Skip all pictures, then copy the lines from the start of the data through the line with "color='#111111', zorder=5)", keeping both ends.

>> START Provided entries

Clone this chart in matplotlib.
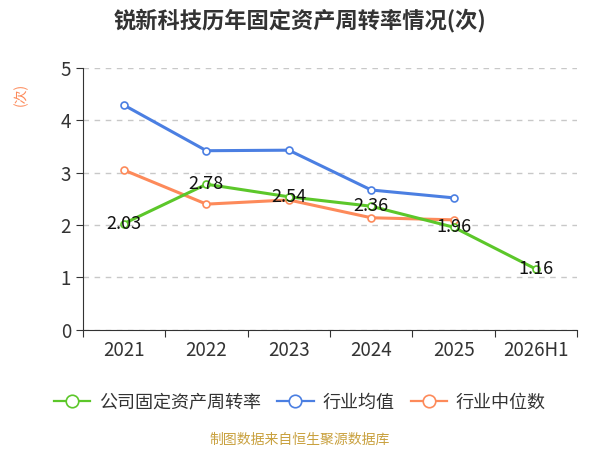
import matplotlib.pyplot as plt
import numpy as np

plt.rcParams['font.family'] = ['Noto Sans CJK SC', 'DejaVu Sans']

# data
years = ['2021', '2022', '2023', '2024', '2025', '2026H1']
company = [2.03, 2.78, 2.54, 2.36, 1.96, 1.16]
ind_mean = [4.29, 3.42, 3.43, 2.67, 2.52]
ind_median = [3.05, 2.40, 2.48, 2.14, 2.10]

c_green = '#5cc72a'
c_blue = '#4b7fe2'
c_orange = '#fd8a5a'

fig = plt.figure(figsize=(6, 4.5), dpi=100)
ax = fig.add_axes([0.138, 0.267, 0.824, 0.582])

x = np.arange(len(years))
ax.plot(x, company, color=c_green, lw=2.2, marker='o', ms=5,
        mfc='white', mew=1.2, label='公司固定资产周转率', zorder=3)
ax.plot(x[:len(ind_mean)], ind_mean, color=c_blue, lw=2.2, marker='o', ms=5,
        mfc='white', mew=1.2, label='行业均值', zorder=2)
ax.plot(x[:len(ind_median)], ind_median, color=c_orange, lw=2.2, marker='o', ms=5,
        mfc='white', mew=1.2, label='行业中位数', zorder=2)

for xi, v in zip(x, company):
    ax.text(xi, v, f'{v:.2f}', ha='center', va='center', fontsize=13,
            color='#111111', zorder=5)

ax.set_xlim(-0.5, len(years) - 0.5)
ax.set_ylim(0, 5)
ax.set_yticks(range(6))
ax.set_xticks(np.arange(-0.5, len(years), 1.0))
ax.set_xticklabels([])
ax.set_xticks(x, minor=True)
ax.set_xticklabels(years, minor=True)
ax.tick_params(axis='x', which='minor', length=0, pad=7, labelsize=13.5, labelcolor='#333333')
ax.tick_params(axis='x', which='major', length=5, color='#333333')
ax.tick_params(axis='y', length=5, color='#333333', labelsize=13.5, labelcolor='#333333')

ax.grid(axis='y', ls=(0, (4, 4)), color='#c8c8c8', lw=1)
for s in ['top', 'right']:
    ax.spines[s].set_visible(False)
for s in ['left', 'bottom']:
    ax.spines[s].set_color('#333333')

ax.set_ylabel('(次)', color=c_orange, fontsize=10)
ax.yaxis.set_label_coords(-0.11, 0.9)

fig.text(0.5, 0.955, '锐新科技历年固定资产周转率情况(次)', ha='center', va='center',
         fontsize=16, fontweight='bold', color='#333333')

leg = fig.legend(loc='center', bbox_to_anchor=(0.5, 0.105), ncol=3, frameon=False,
                 fontsize=13, handlelength=2.0, columnspacing=0.9, handletextpad=0.5,
                 labelcolor='#333333', markerscale=1.8)
for h in leg.legend_handles:
    h.set_linewidth(1.6)
    h.set_markeredgewidth(1.2)

fig.text(0.5, 0.022, '制图数据来自恒生聚源数据库', ha='center', va='center',
         fontsize=10, color='#c9a13f')

fig.savefig('out.png')
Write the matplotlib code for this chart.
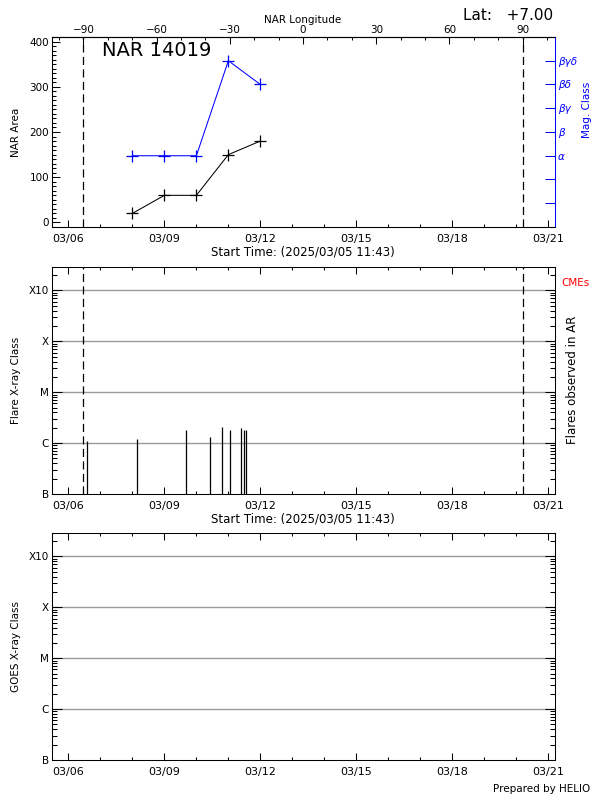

>> END Provided entries

_The completed task_
Clone this chart in matplotlib.
import matplotlib.pyplot as plt
import numpy as np

plt.rcParams['font.family'] = ['Noto Sans CJK SC', 'DejaVu Sans']

# data
years = ['2021', '2022', '2023', '2024', '2025', '2026H1']
company = [2.03, 2.78, 2.54, 2.36, 1.96, 1.16]
ind_mean = [4.29, 3.42, 3.43, 2.67, 2.52]
ind_median = [3.05, 2.40, 2.48, 2.14, 2.10]

c_green = '#5cc72a'
c_blue = '#4b7fe2'
c_orange = '#fd8a5a'

fig = plt.figure(figsize=(6, 4.5), dpi=100)
ax = fig.add_axes([0.138, 0.267, 0.824, 0.582])

x = np.arange(len(years))
ax.plot(x, company, color=c_green, lw=2.2, marker='o', ms=5,
        mfc='white', mew=1.2, label='公司固定资产周转率', zorder=3)
ax.plot(x[:len(ind_mean)], ind_mean, color=c_blue, lw=2.2, marker='o', ms=5,
        mfc='white', mew=1.2, label='行业均值', zorder=2)
ax.plot(x[:len(ind_median)], ind_median, color=c_orange, lw=2.2, marker='o', ms=5,
        mfc='white', mew=1.2, label='行业中位数', zorder=2)

for xi, v in zip(x, company):
    ax.text(xi, v, f'{v:.2f}', ha='center', va='center', fontsize=13,
            color='#111111', zorder=5)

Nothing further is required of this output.